I would consider, finally, that P&T miss the most significant tension within
the WSF, that between amelioration and emancipation. This is not a
post-modern equivalent for the traditional 'reform/revolution' opposition
within the old social movement (labour and socialist). That was a binary
opposition - reform OR revolution - which was not only reductionist but
which hypostatised inter-relations between the two terms or tendencies. As I
have often said, elsewhere, each of those old (and these new) paired
opposites are actually dependent on each other. Which means that they have
to be understood as interpenetrating and mutually influencing. More
important, strategically, is that each of these requires the other for its
own self-development. This may be obvious in the dependency of the
ameliorative tendency on the emancipatory one, in so far as an emancipatory
threat can make hegemons open to the ameliorative projects.
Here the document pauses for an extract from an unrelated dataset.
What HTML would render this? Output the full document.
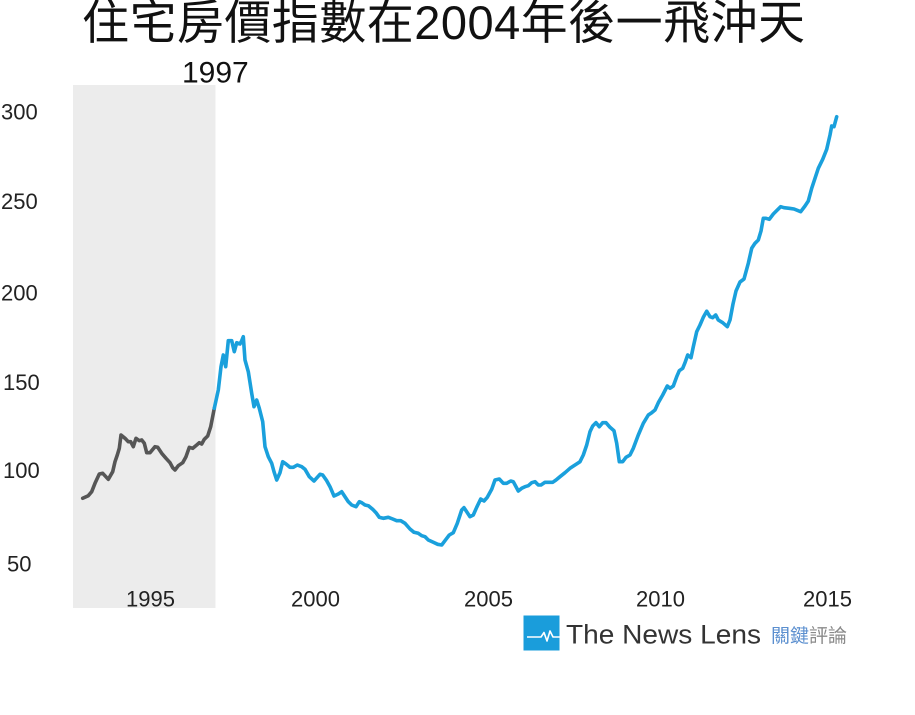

It is less
obvious in the similar dependence of the emancipatory tendency on the
ameliorative one (in so far as the reforms brought about by the latter
require of the former that it become smarter and more sophisticated).
What I have argued above could be considered question-begging about the
meaning of amelioration and emancipation. Yet, I think, it will be evident
to most observers that both the WSF and the Network Institute for Global
Democratisation (to which both our authors prominently belong) lean heavily
in the ameliorative direction. And, in so far as the latter do set up their
argument in this paper in the manner I have suggested, they place themselves
within a political and conceptual camp confined within the parameters of a
capitalist world. Emancipatory thought and action require, I think, new
categories of thought and new repertoires of action. Emancipation is also
radically distinguished from archaic notions of 'revolution' (a third and
regretably not-inconsiderable influence within the forum process). It is
distinguished not least by its pluralism, its radical-democratic
inclinations, and its openness to other social contradictions and movements
that cannot be placed on a reformist/revolutionary spectrum.